It’s 2 a.m. and I can’t sleep. I’ve been thinking of a former student, Alex. Head bent over his desk, never making eye contact, rarely saying a word in class, he would turn in flawlessly written essays that blew the rest of the class’s work away. To me, the way he folded himself down inside his body, and tried to fade into the background was a sign of severe social anxiety. I thought of various medications and wondered if something could free this handsome, brilliant young man from whatever prison he was in.
Partway into the year, in a journal entry, Alex mentioned losing his mom to cancer. I thought it had happened long before, and I jotted in the margin that I, too, had lost my mom and still struggled with it if he ever wanted to talk. I didn’t know the wound was raw and fresh. His counselor had never told his teachers about the loss, just a few short months before.
If I had known how fresh his pain was, would I have done a better job reaching out? In my imagination, I take Alex under my wing, mentor him, and help him break down the walls he had built up around himself. In my imagination, I go on to see him with a cute but shy girlfriend and a small circle of friends, slowly coming out of his shell. But that’s not reality.
In those early years of teaching, some of my male students accused me of being a man hater. They thought I favored the female students who would gather in my classroom for lunch and eagerly soak up my fashion sense and advice about life. I was never a man hater, but as a teacher in my mid-twenties, I was concerned with propriety and my reputation in dealing with male high school students. I think I kept them at arm’s length.
So, instead of saving Alex, I praised his flawless essays, tried to encourage him, and sent him on his way at the end of the year. I followed his progress from afar, calling out to him as I saw him walking down the hallway, always alone. I defended him when his 12th grade English teacher came into the lounge griping, “This Alex So and So is the surliest boy I’ve ever met! He sits and glowers at me all day.” I told my colleague that that the glowering wasn’t for the teacher, but was for Alex himself. Even in my defense of Alex, I was off-base. What I took as poor social skills and teenage self-loathing was really grief, a grief that was killing him.
I think of a home without a mother. Alex’s siblings loved their mom just as much as he did, but they somehow managed to cope. I don’t know whether a more sensitive school counselor would have made a difference, or whether if he had sat in class crying rather than scowling he would have gotten more help.

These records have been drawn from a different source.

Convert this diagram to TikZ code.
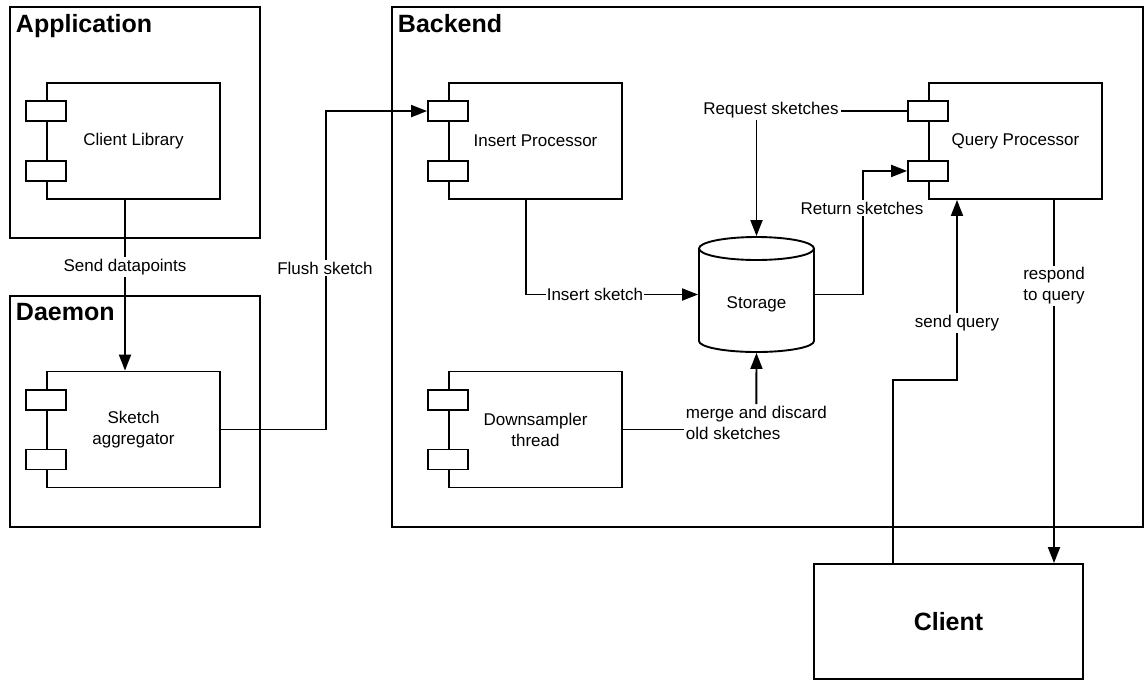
\documentclass[tikz,border=0pt]{standalone}
\usepackage{fontspec}
\setmainfont{Liberation Sans}
\usetikzlibrary{arrows.meta,calc}
\begin{document}
\begin{tikzpicture}[x=1pt,y=-1pt,
  line width=1.9pt,
  every node/.style={font=\fontsize{17}{21}\selectfont},
  container/.style={draw, anchor=north west, inner sep=0pt},
  comp/.style={draw, minimum width=173pt, minimum height=116pt, inner sep=0pt, align=center},
  port/.style={draw, fill=white, minimum width=40pt, minimum height=20pt, inner sep=0pt},
  title/.style={anchor=base west, font=\fontsize{25}{30}\selectfont\bfseries, inner sep=0pt},
  lbl/.style={fill=white, inner sep=2pt, align=center},
  arr/.style={-{Triangle[length=16pt,width=12pt]}},
]
\fill[white] (0,0) rectangle (1144,681);
\useasboundingbox (0,0) rectangle (1144,681);

% containers
\node[container, minimum width=250pt, minimum height=231pt] (app) at (9,6) {};
\node[container, minimum width=250pt, minimum height=231pt] (daemon) at (9,295) {};
\node[container, minimum width=751pt, minimum height=520pt] (backend) at (391,6) {};
\node[title] (tapp) at (15,32) {Application};
\node[title] (tdaemon) at (15,320) {Daemon};
\node[title] (tbackend) at (397,32) {Backend};

% components
\node[comp] (clientlib) at (133.5,141) {Client Library};
\node[comp] (aggr) at (133.5,429.5) {Sketch\\aggregator};
\node[comp] (insert) at (535.5,141) {Insert Processor};
\node[comp] (down) at (535.5,429.5) {Downsampler\\thread};
\node[comp] (query) at (1015.5,141) {Query Processor};
\foreach \c in {clientlib,aggr,insert,down,query}{
  \node[port] (\c1) at ($(\c.north west)+(0,29)$) {};
  \node[port] (\c2) at ($(\c.south west)+(0,-29)$) {};
}

% storage
\node[minimum width=115pt, minimum height=115pt, inner sep=0pt] (storage) at (756.5,294.5) {};
\draw (699,248.5) -- (699,341) arc[start angle=180, end angle=360, x radius=57.5pt, y radius=11pt] -- (814,248.5);
\draw (756.5,248.5) ellipse [x radius=57.5pt, y radius=11.5pt];
\node (tstorage) at ($(storage.center)+(0,10)$) {Storage};

% client
\node[draw, minimum width=269pt, minimum height=115pt, font=\fontsize{25}{30}\selectfont\bfseries] (client) at (948.5,621.5) {Client};

% connectors
\draw[arr] ([xshift=-8.5pt]clientlib.south) -- ([xshift=-8.5pt]aggr.north);
\node[lbl] (lsend) at (125,267) {Send datapoints};

\draw[arr] (aggr.east) -- ($(aggr.east)+(105,0)$) |- (insert1.west);
\node[lbl] (lflush) at (325,268) {Flush sketch};

\draw[arr] ([xshift=-9.5pt]insert.south) |- (storage.west);
\node[lbl, inner sep=1pt] (linsert) at (595,294) {Insert sketch};

\draw[arr] (query1.west) -| (storage.north);
\node[lbl] (lrequest) at (771,110) {Request sketches};

\draw[arr] (storage.east) -- ($(storage.east)+(48,0)$) |- (query2.west);
\node[lbl] (lreturn) at (862,208) {Return sketches};

\draw[arr] ([xshift=-55.5pt]client.north) -- ++(0,-183) -| ([xshift=-58.5pt]query.south);
\node[lbl] (lsendq) at (957,323) {send query};

\draw[arr] ([xshift=38.5pt]query.south) -- ([xshift=105.5pt]client.north);
\node[lbl] (lrespond) at (1054,286) {respond\\to query};

\node[align=left, inner sep=1pt, anchor=north west] (merge) at (684,404) {merge and discard\\old sketches};
\draw (down.east) -- (down.east -| merge.west);
\draw[arr] (merge.north) -- (storage.south);
\end{tikzpicture}
\end{document}
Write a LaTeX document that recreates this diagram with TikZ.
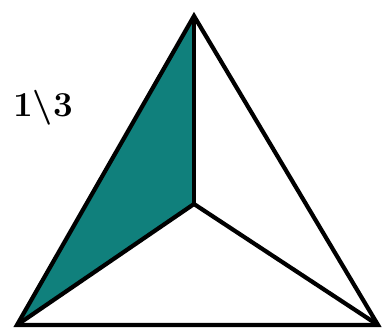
\documentclass[tikz,border=0pt]{standalone}
\usepackage[dvipsnames,svgnames,x11names]{xcolor}
\usepackage{tikz}
\definecolor{tealfill}{RGB}{16,128,124}

\begin{document}
\begin{tikzpicture}[x=1pt,y=-1pt,line join=miter]
\useasboundingbox (0,0) rectangle (385,334);
\coordinate (top) at (194,16);
\coordinate (bl) at (17,325);
\coordinate (br) at (378,325);
\coordinate (mid) at (194,204);
\fill[tealfill] (top) -- (bl) -- (mid) -- cycle;
\draw[draw=black,line width=4.2pt] (top) -- (bl) -- (br) -- cycle;
\draw[draw=black,line width=4.2pt] (top) -- (mid);
\draw[draw=black,line width=4.2pt] (bl) -- (mid);
\draw[draw=black,line width=4.2pt] (br) -- (mid);
\node[text=black,font=\fontsize{35}{40}\selectfont\bfseries,inner sep=0pt] (frac) at (43,108) {1\textbackslash3};
\end{tikzpicture}
\end{document}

I know that his father tried. His family continued to stay involved in church and Alex accepted Jesus. His father tried to get Alex involved in soccer, but the joking, crass language, and lack of sportsmanship rubbed Alex the wrong way. It didn’t fit into the structured way Alex thought the world should be. Alex’s dad tried. But a father is not a mother, and a mother is what Alex needed most.
I didn’t see Alex much his final two years in high school When he was accepted to one of the most prestigious schools in the country, I thought that would be his time to blossom. The next time I heard his name, however, what when I found out he had killed himself. I still don’t know how he did it, and I’ve never asked. That is not an image I want in my mind.
I pulled up outside his house to talk to his dad, my two toddlers strapped in their car seats, chattering away. He thanked me for looking out for his son, and I felt worse than ever. We talked about a brilliant boy who felt too deeply. Who silently held people to a certain standard that they couldn’t live up to. Who felt let down by life.
I know I would be a different teacher if I went back today. I would be more willing to reach out and get involved in the messiness of kids’ lives. I hope my kids encounter adults who are willing to reach out to them and care about them.
I think about my own son and I see a quiet boy who takes life very, very seriously. A friend of mine today called him an “old soul.” I see high test scores and good grades and I think-- “brilliant.” Now brilliant is good, but I wonder how one breeds resilience. For surely life is hard, and I can’t protect my kids from hardship. I can just pray they will be resilient enough to keep going in the face of it.
Every few months a guest orchestra plays at our church. The violin player looks just like Alex. I stare at him and imagine he’s still alive, making beautiful music. I imagine he is an overcomer.